> **WHAT NEEDS TO BE DONE**:
Give an exact transcription of every line, dropping the images.

==============================

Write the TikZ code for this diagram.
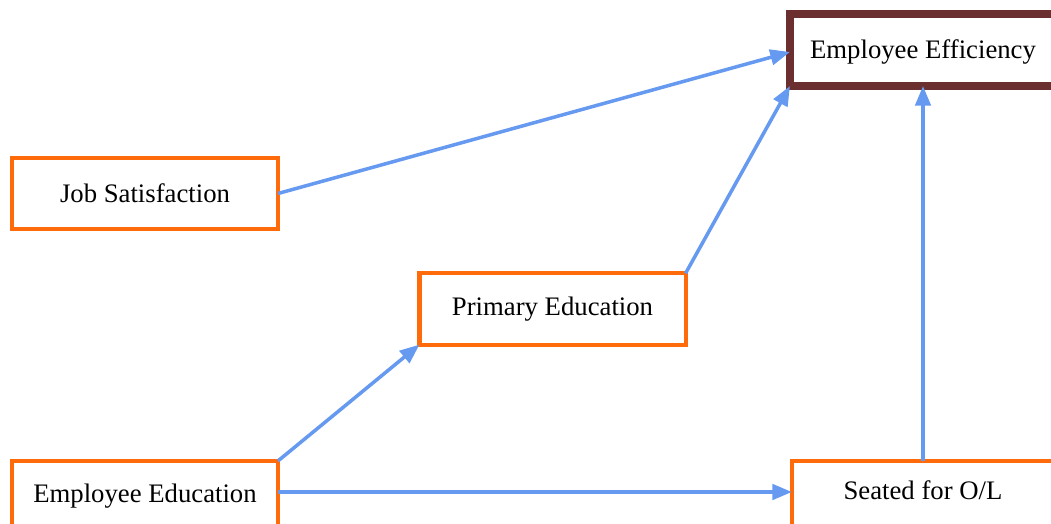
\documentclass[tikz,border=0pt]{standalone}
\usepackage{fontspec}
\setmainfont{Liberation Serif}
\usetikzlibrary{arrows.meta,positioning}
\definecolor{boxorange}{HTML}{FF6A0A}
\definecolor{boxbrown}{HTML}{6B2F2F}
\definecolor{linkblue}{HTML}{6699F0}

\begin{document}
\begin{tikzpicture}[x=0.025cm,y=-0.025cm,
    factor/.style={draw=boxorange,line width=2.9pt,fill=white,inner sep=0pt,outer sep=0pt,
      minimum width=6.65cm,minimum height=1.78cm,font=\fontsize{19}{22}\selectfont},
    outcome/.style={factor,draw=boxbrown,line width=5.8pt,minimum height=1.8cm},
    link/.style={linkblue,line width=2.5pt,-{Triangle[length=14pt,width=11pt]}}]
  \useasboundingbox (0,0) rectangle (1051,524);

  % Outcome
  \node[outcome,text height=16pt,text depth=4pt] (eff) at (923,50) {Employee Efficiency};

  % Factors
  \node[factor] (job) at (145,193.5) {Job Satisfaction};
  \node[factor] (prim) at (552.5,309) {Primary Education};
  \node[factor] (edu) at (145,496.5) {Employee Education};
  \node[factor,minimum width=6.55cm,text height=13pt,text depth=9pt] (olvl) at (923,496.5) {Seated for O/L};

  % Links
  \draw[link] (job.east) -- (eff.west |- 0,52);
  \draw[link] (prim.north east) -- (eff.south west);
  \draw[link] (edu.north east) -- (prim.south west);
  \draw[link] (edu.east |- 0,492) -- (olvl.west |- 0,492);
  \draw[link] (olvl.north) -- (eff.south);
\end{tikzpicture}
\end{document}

==============================

> **EXERCISE SOLUTION**:
Write the TikZ code for this diagram.
\documentclass[tikz,border=0pt]{standalone}
\usepackage{fontspec}
\setmainfont{Liberation Serif}
\usetikzlibrary{arrows.meta,positioning}
\definecolor{boxorange}{HTML}{FF6A0A}
\definecolor{boxbrown}{HTML}{6B2F2F}
\definecolor{linkblue}{HTML}{6699F0}

\begin{document}
\begin{tikzpicture}[x=0.025cm,y=-0.025cm,
    factor/.style={draw=boxorange,line width=2.9pt,fill=white,inner sep=0pt,outer sep=0pt,
      minimum width=6.65cm,minimum height=1.78cm,font=\fontsize{19}{22}\selectfont},
    outcome/.style={factor,draw=boxbrown,line width=5.8pt,minimum height=1.8cm},
    link/.style={linkblue,line width=2.5pt,-{Triangle[length=14pt,width=11pt]}}]
  \useasboundingbox (0,0) rectangle (1051,524);

  % Outcome
  \node[outcome,text height=16pt,text depth=4pt] (eff) at (923,50) {Employee Efficiency};

  % Factors
  \node[factor] (job) at (145,193.5) {Job Satisfaction};
  \node[factor] (prim) at (552.5,309) {Primary Education};
  \node[factor] (edu) at (145,496.5) {Employee Education};
  \node[factor,minimum width=6.55cm,text height=13pt,text depth=9pt] (olvl) at (923,496.5) {Seated for O/L};

  % Links
  \draw[link] (job.east) -- (eff.west |- 0,52);
  \draw[link] (prim.north east) -- (eff.south west);
  \draw[link] (edu.north east) -- (prim.south west);
  \draw[link] (edu.east |- 0,492) -- (olvl.west |- 0,492);
  \draw[link] (olvl.north) -- (eff.south);
\end{tikzpicture}
\end{document}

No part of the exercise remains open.